No need to obsess over someone’s Cabcharge invoices or whether a junior minister once bought a used car from Lachlan Murdoch. No spin doctoral tweaking of key messages either. In Libya it’s more a case of “Everybody’s fired! Umm, not they’re not.”

The off and on tenure of the interim PM, Abdurrahim El-Keib, and his cabinet would be amusing if we weren’t talking about one of those Arab Spring miracles so beloved of democracy evangelists everywhere. What chance does a stable democracy have when nobody knows who’s really in charge and how long they’ll be there?

Interim PM Abdurrahim El-Keib. Now you see him… US DoD

The aborted sacking of the cabinet was down to a power struggle between the interim politicians and the Transitional National Council (TNC). The Council has become frustrated by the impotence of the would-be MPs in dealing with escalating gang violence and deepening regional and ethnic schisms. It seems as if firing the cabinet may have been intended as a threat that inadvertently went public, resulting in major confusion, much recrimination and then finally requiring a formal retraction.
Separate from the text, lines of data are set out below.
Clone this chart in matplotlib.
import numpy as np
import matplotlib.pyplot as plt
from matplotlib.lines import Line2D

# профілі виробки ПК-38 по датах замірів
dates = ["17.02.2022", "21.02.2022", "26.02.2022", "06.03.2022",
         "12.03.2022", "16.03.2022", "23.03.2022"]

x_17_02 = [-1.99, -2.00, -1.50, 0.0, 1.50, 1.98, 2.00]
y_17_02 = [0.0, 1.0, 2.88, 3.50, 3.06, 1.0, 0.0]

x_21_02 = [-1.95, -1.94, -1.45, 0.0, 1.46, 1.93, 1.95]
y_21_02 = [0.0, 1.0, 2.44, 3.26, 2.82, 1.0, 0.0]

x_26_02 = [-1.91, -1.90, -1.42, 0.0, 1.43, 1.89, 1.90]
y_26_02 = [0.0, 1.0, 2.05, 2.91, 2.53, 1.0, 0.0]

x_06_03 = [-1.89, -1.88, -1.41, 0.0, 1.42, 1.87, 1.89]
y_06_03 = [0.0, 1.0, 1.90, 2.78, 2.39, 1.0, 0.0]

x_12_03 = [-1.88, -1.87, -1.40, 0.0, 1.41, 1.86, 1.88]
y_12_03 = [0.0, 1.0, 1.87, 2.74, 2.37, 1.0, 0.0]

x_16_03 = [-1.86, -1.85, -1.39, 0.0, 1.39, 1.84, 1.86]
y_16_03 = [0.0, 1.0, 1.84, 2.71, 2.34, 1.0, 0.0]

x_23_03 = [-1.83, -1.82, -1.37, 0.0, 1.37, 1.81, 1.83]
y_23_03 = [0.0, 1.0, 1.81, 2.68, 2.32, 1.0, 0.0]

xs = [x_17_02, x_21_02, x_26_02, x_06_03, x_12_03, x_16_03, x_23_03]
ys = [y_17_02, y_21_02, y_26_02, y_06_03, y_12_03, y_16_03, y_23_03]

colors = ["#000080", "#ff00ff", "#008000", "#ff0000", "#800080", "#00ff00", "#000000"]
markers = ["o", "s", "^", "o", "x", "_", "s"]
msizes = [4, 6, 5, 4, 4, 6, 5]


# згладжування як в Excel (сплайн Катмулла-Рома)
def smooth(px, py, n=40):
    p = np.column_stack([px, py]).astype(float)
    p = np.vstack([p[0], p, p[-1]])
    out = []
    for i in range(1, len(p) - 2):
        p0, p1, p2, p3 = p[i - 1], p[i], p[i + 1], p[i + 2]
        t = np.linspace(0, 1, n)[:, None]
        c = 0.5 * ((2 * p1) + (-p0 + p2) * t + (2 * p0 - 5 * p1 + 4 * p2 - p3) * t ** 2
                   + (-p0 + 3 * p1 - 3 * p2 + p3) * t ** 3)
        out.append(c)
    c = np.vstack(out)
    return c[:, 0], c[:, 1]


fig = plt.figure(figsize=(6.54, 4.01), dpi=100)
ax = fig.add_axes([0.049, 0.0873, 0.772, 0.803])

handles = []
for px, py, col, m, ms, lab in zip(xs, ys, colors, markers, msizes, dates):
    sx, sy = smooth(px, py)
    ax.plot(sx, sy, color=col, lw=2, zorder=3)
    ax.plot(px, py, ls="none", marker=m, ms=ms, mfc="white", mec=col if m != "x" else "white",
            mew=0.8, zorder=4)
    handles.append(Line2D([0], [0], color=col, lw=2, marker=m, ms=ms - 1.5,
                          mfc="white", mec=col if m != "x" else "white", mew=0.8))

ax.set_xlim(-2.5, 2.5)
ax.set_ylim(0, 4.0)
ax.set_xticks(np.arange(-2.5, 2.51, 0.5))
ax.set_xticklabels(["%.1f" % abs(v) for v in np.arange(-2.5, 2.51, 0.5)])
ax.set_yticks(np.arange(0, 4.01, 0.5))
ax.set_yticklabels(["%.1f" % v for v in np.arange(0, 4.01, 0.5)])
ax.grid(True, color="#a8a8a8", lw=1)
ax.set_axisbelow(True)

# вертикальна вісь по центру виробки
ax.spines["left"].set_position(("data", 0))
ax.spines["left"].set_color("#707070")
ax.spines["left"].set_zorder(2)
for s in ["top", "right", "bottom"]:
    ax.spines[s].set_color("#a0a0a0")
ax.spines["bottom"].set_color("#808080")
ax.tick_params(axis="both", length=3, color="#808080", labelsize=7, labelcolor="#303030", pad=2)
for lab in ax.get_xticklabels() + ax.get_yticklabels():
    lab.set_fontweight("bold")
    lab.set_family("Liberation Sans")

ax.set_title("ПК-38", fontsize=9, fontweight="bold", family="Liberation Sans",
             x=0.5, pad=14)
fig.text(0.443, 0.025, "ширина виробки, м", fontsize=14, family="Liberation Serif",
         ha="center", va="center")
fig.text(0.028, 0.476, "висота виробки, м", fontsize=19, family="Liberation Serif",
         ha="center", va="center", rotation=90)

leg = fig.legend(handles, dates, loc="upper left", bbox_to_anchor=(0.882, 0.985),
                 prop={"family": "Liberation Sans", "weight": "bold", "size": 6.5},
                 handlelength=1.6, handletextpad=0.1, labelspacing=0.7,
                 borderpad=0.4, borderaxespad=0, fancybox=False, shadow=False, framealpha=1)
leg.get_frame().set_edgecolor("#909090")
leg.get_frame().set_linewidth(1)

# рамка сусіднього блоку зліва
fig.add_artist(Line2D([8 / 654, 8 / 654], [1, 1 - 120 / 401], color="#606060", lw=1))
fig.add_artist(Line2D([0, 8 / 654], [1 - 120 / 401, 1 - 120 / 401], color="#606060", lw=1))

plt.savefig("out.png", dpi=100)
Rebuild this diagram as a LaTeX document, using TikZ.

The inexperience of all parties in a country that has never had any form of democracy is showing. With elections planned for June, wiping out the interim government would have been a disastrous move for the TNC and hardly one guaranteed to provide stability. Questions are also raised by the TNC’s behaviour and what intentions they have of relinquishing power in the future.

The desire to round and up and try former Gaddafi cronies is also a high priority. The job is slightly less arduous now that the Colonel’s old oil minister, Shukri Ghanem, was found floating face down in the Danube on the weekend. An ironic death for someone from a country with no rivers except the ones Gaddafi had made.

In the wider region, only Tunisia seems to have rolled its sleeves up and made a go of things following its Arab Spring revolution. The Egyptians are getting there, but recent ructions in the Presidential process and the military’s intervention cast shadows on the future. Meanwhile Syria continues its meltdown. Perhaps the cleverest leaders were those such as Algeria’s Abdelaziz Bouteflika and Morocco’s King Mohammed. They reacted quickly to protests, granting major concessions…or at least the hint of them.

Meanwhile the scribes of Libya will need to get back to work after one of the biggest, but shortest-lived stories of their fledgling careers.